A price of €3m paid by developer John Kelly for 18 acres at Oylgate, Co Wexford, which included “a mixture of forestry and flooding” was “mad”, KBC Bank, which advanced several loans to the developer, argued before the Commercial Court.
Mr Collins was making closing arguments in a hearing where KBC is seeking over €20m damages from solicitors BCM Hanby Wallace, now Byrne Wallace, over what Mr Justice Brian McGovern found were “very serious” failure to ensure it had securities in place for substantial loans advanced to Mr Kelly and struck-off solicitor Thomas Byrne.
The bank had sought security on 30 properties but only got security on three.

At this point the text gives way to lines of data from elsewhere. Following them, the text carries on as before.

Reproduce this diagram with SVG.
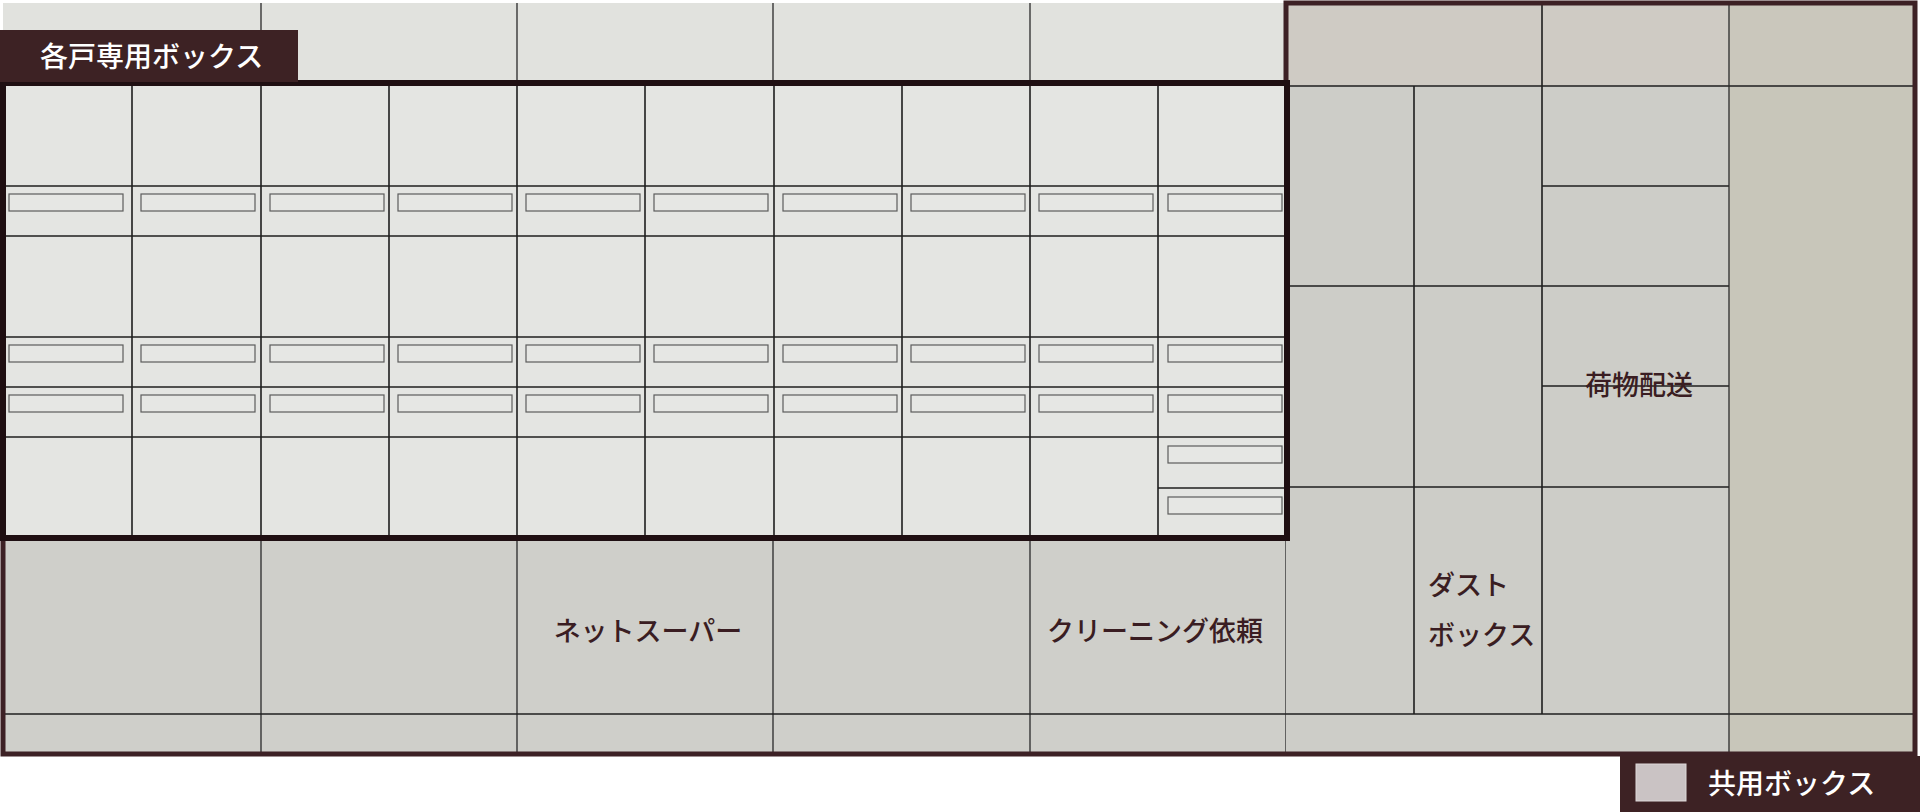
<svg xmlns="http://www.w3.org/2000/svg" width="1920" height="812" viewBox="0 0 1920 812">
<defs>
<style>
.ln{stroke:#1f1f1f;stroke-width:1.6;fill:none}
.ln2{stroke:#2a2a2a;stroke-width:1.3;fill:none}
.slot{fill:#e6e7e4;stroke:#5c5c5c;stroke-width:1.2}
.lbl{font-family:"Noto Sans CJK JP","Noto Sans",sans-serif;font-size:27px;font-weight:500;fill:#3a1d22}
.wlbl{font-family:"Noto Sans CJK JP","Noto Sans",sans-serif;font-size:28px;font-weight:500;fill:#ffffff}
</style>
</defs>
<rect width="1920" height="812" fill="#ffffff"/>

<!-- left section backgrounds -->
<g id="left-top-row">
<rect x="3" y="3" width="1283" height="80" fill="#e1e2de"/>
<path class="ln2" d="M261,3V83M517,3V83M773,3V83M1030,3V83"/>
</g>

<g id="private-boxes">
<rect x="3" y="83" width="1284" height="455" fill="#e4e5e2"/>
<path class="ln" d="M132,83V538M261,83V538M389,83V538M517,83V538M645,83V538M774,83V538M902,83V538M1030,83V538M1158,83V538"/>
<path class="ln" d="M3,186H1287M3,236H1287M3,337H1287M3,387H1287M3,437H1287M1158,488H1287"/>
<g id="slots">
<rect class="slot" x="9" y="194" width="114" height="17"/>
<rect class="slot" x="141" y="194" width="114" height="17"/>
<rect class="slot" x="270" y="194" width="114" height="17"/>
<rect class="slot" x="398" y="194" width="114" height="17"/>
<rect class="slot" x="526" y="194" width="114" height="17"/>
<rect class="slot" x="654" y="194" width="114" height="17"/>
<rect class="slot" x="783" y="194" width="114" height="17"/>
<rect class="slot" x="911" y="194" width="114" height="17"/>
<rect class="slot" x="1039" y="194" width="114" height="17"/>
<rect class="slot" x="1168" y="194" width="114" height="17"/>

<rect class="slot" x="9" y="345" width="114" height="17"/>
<rect class="slot" x="141" y="345" width="114" height="17"/>
<rect class="slot" x="270" y="345" width="114" height="17"/>
<rect class="slot" x="398" y="345" width="114" height="17"/>
<rect class="slot" x="526" y="345" width="114" height="17"/>
<rect class="slot" x="654" y="345" width="114" height="17"/>
<rect class="slot" x="783" y="345" width="114" height="17"/>
<rect class="slot" x="911" y="345" width="114" height="17"/>
<rect class="slot" x="1039" y="345" width="114" height="17"/>
<rect class="slot" x="1168" y="345" width="114" height="17"/>

<rect class="slot" x="9" y="395" width="114" height="17"/>
<rect class="slot" x="141" y="395" width="114" height="17"/>
<rect class="slot" x="270" y="395" width="114" height="17"/>
<rect class="slot" x="398" y="395" width="114" height="17"/>
<rect class="slot" x="526" y="395" width="114" height="17"/>
<rect class="slot" x="654" y="395" width="114" height="17"/>
<rect class="slot" x="783" y="395" width="114" height="17"/>
<rect class="slot" x="911" y="395" width="114" height="17"/>
<rect class="slot" x="1039" y="395" width="114" height="17"/>
<rect class="slot" x="1168" y="395" width="114" height="17"/>

<rect class="slot" x="1168" y="446" width="114" height="17"/>
<rect class="slot" x="1168" y="497" width="114" height="17"/>
</g>
</g>

<!-- bottom row of left section (common) -->
<g id="left-bottom-row">
<rect x="3" y="538" width="1283" height="214" fill="#cfcfca"/>
<path class="ln2" d="M261,538V752M517,538V752M773,538V752M1030,538V752M1286,538V752"/>
<path class="ln" d="M3,714H1286"/>
</g>

<g id="net-super">
<text class="lbl" x="648" y="641" text-anchor="middle">ネットスーパー</text>
</g>
<g id="cleaning">
<text class="lbl" x="1155" y="641" text-anchor="middle">クリーニング依頼</text>
</g>

<!-- right section (common) -->
<g id="common-boxes">
<rect x="1286" y="3" width="443" height="749" fill="#cdcdc8"/>
<rect x="1286" y="3" width="443" height="83" fill="#cfcbc4"/>
<rect x="1729" y="3" width="186" height="749" fill="#c8c6ba"/>
<rect x="1729" y="3" width="186" height="84" fill="#cac7bc"/>
<path class="ln" d="M1286,86H1914M1414,86V714M1542,3V714M1286,286H1729M1286,487H1729M1542,186H1729M1542,386H1729M1286,714H1914"/>
<path class="ln2" d="M1729,3V752"/>
</g>

<g id="parcel">
<text class="lbl" x="1639" y="395" text-anchor="middle">荷物配送</text>
</g>
<g id="dust-box">
<text class="lbl" x="1428" y="595">ダスト</text>
<text class="lbl" x="1428" y="645">ボックス</text>
</g>

<!-- frames -->
<g id="frames">
<path d="M1286,83V3H1915V754H3V538" fill="none" stroke="#3d2125" stroke-width="5"/>
<rect x="3" y="83" width="1284" height="455" fill="none" stroke="#1f0f12" stroke-width="6"/>
</g>

<g id="private-label">
<rect x="0" y="30" width="298" height="52" fill="#3d2224"/>
<text class="wlbl" x="40" y="67">各戸専用ボックス</text>
</g>

<g id="legend">
<rect x="1620" y="756" width="300" height="56" fill="#3d2224"/>
<rect x="1636" y="764" width="50" height="37" fill="#cac3c4" stroke="#ddd8d8" stroke-width="1"/>
<text class="wlbl" x="1708" y="794">共用ボックス</text>
</g>
</svg>
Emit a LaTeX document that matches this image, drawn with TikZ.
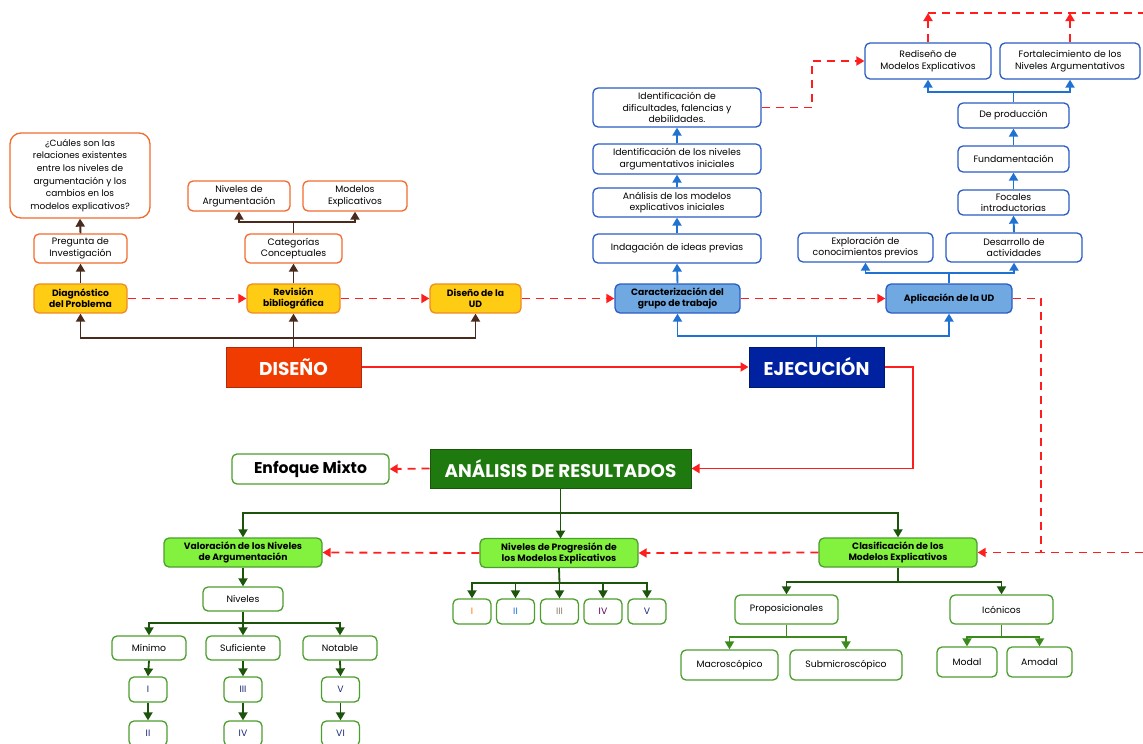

Mr Justice McGovern previously directed KBC was entitled to recover the full amount of the loans advanced, plus certain costs and stamp duty but minus the 2008 value of the three secured properties, about €900,000 received from Mr Kelly, the value of the Oylgate site, and certain costs.
The judge heard this week that agreement has been reached on the damages to be paid except for a dispute over the valuations likely to have been placed in 2008 on the Oylgate lands and a convenience store in Rathmines, Dublin.
In evidence, a valuer for the bank said the appropriate 2008 prices were €275,000 and €2m. A valuer for the firm said the appropriate prices were €2.5m and €4.5m.
The judge heard closing arguments on the valuations issue yesterday and reserved judgment.
Paul Gallagher SC, for the firm, argued the bank had failed to adopt a consistent position on the valuations as it had essentially accepted as reasonable a €5.3m value placed in 2005 on the Rathmines property. That property later sold for €4.25m and in all the circumstances the €4.5m price advocated by the firm as the appropriate 2008 valuation was reasonable, he said.
In relation to Oylgate, the court was entitled to have regard to the verbal €3m valuation given in 2008 which was accepted by the bank, he said.
Last March, Mr Justice McGovern found the breach of duty by the firm to KBC was “egregious” because, along with failure to ensure proper security was in place, the firm deliberately misled the bank by either suggesting security was in place or the funds would not be released to the borrowers until security was in place.